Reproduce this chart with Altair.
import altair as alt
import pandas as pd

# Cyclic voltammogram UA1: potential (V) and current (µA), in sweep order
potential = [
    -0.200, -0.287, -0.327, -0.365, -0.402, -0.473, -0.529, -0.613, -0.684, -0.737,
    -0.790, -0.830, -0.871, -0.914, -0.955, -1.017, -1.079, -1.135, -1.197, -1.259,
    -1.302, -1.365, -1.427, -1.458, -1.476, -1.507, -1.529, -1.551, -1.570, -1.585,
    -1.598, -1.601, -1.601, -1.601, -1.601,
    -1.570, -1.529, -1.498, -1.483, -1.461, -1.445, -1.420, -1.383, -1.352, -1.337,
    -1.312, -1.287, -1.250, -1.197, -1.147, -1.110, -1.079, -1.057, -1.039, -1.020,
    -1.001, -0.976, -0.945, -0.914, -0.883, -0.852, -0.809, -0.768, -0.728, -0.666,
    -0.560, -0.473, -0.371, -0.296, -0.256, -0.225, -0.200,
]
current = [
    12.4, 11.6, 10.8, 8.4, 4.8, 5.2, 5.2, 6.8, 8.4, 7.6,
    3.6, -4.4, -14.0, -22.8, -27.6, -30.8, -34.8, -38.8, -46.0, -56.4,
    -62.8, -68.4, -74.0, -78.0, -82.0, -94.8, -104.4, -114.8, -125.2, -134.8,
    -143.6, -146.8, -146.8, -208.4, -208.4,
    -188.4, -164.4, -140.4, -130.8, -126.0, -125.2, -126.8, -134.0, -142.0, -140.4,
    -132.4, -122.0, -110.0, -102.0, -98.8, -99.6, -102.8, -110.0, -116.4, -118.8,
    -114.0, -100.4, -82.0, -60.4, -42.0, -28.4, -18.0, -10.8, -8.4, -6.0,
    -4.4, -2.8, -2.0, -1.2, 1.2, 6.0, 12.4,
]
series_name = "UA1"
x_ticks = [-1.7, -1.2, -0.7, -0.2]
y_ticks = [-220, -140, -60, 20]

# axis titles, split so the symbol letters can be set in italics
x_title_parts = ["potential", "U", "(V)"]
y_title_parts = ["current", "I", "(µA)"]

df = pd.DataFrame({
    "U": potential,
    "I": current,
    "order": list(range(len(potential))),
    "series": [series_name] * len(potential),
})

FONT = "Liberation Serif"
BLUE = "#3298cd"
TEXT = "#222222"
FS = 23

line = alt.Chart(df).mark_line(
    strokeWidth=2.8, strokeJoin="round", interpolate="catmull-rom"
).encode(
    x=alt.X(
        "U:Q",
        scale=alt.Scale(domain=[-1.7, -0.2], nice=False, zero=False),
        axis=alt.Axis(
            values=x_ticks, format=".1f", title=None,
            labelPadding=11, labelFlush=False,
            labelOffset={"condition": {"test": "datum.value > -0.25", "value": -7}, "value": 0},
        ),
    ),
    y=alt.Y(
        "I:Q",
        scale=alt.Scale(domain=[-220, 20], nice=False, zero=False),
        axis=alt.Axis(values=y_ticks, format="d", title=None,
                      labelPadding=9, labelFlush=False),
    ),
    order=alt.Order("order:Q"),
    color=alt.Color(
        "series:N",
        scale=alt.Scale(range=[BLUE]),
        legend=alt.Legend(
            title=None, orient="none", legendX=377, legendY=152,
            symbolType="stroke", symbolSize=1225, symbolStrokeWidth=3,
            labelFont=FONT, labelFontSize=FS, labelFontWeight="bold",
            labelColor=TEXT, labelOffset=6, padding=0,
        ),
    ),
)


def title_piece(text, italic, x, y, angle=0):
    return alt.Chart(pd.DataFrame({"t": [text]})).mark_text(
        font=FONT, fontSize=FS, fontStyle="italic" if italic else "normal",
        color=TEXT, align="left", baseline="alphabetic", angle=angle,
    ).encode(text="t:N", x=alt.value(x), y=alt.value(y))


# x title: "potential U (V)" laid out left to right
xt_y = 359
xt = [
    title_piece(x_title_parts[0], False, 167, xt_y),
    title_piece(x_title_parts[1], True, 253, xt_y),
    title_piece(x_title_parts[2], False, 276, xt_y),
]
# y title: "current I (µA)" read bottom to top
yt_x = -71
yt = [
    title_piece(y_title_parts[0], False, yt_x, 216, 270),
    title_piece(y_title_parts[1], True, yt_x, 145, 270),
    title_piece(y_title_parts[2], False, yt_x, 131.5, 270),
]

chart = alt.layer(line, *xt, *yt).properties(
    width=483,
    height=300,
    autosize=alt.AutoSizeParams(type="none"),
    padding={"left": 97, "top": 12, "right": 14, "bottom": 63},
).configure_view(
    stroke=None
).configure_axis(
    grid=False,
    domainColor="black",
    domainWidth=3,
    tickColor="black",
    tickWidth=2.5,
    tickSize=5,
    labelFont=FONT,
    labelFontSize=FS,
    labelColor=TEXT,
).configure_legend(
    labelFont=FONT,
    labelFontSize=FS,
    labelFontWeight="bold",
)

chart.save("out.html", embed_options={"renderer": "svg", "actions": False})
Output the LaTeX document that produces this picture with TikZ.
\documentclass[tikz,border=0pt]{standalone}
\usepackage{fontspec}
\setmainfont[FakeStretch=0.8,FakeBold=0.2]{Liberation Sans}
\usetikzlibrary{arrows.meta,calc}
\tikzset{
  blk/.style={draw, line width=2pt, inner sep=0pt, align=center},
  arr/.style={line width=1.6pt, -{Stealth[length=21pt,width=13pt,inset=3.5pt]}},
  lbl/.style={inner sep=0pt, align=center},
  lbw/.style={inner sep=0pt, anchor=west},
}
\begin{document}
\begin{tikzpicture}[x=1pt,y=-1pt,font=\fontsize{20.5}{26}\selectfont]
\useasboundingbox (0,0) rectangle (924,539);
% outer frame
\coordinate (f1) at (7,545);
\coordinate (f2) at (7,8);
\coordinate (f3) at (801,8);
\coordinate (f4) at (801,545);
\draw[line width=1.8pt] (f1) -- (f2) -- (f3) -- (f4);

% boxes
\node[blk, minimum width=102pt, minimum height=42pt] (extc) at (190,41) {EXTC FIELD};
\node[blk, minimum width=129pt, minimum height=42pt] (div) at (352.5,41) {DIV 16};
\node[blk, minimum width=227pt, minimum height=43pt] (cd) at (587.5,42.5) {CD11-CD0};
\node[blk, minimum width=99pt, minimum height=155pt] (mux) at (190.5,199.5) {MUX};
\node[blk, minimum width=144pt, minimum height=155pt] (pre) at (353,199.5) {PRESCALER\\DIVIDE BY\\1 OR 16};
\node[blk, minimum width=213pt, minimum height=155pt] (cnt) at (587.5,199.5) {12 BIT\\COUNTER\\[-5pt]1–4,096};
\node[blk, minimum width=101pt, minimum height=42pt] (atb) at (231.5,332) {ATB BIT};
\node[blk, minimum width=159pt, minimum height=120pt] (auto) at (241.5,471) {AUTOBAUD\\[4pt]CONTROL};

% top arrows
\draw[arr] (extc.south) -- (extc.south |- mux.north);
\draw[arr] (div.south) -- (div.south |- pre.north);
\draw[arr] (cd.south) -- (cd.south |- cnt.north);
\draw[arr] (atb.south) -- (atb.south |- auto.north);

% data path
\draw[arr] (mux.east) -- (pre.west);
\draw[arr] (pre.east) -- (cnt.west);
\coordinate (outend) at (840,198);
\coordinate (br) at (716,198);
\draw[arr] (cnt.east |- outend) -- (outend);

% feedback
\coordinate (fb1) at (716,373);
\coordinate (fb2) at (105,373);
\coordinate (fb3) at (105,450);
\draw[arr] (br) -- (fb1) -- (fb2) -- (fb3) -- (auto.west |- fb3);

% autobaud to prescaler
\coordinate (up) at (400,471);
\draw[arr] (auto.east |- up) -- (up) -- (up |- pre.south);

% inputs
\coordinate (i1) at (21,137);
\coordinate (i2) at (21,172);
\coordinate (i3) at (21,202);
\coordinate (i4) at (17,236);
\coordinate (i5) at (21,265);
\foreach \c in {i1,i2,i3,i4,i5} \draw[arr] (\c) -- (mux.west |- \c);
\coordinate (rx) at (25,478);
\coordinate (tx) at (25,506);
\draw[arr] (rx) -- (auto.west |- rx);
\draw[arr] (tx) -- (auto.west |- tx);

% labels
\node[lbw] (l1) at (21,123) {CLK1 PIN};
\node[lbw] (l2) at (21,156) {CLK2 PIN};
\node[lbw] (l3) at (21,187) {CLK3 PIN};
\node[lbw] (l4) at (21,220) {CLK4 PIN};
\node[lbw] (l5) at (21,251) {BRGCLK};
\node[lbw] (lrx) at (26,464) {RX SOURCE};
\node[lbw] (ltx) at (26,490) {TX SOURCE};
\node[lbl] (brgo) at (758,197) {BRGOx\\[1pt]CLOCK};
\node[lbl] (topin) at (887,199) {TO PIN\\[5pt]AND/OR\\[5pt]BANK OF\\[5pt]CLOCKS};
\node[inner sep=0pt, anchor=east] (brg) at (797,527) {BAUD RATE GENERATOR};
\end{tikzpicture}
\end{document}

____________

Task details:
Please write out exactly the lines from the start of the data through the line that contains "import pandas as pd", both ends included, and nothing else.

Final answer:
Reproduce this chart with Altair.
import altair as alt
import pandas as pd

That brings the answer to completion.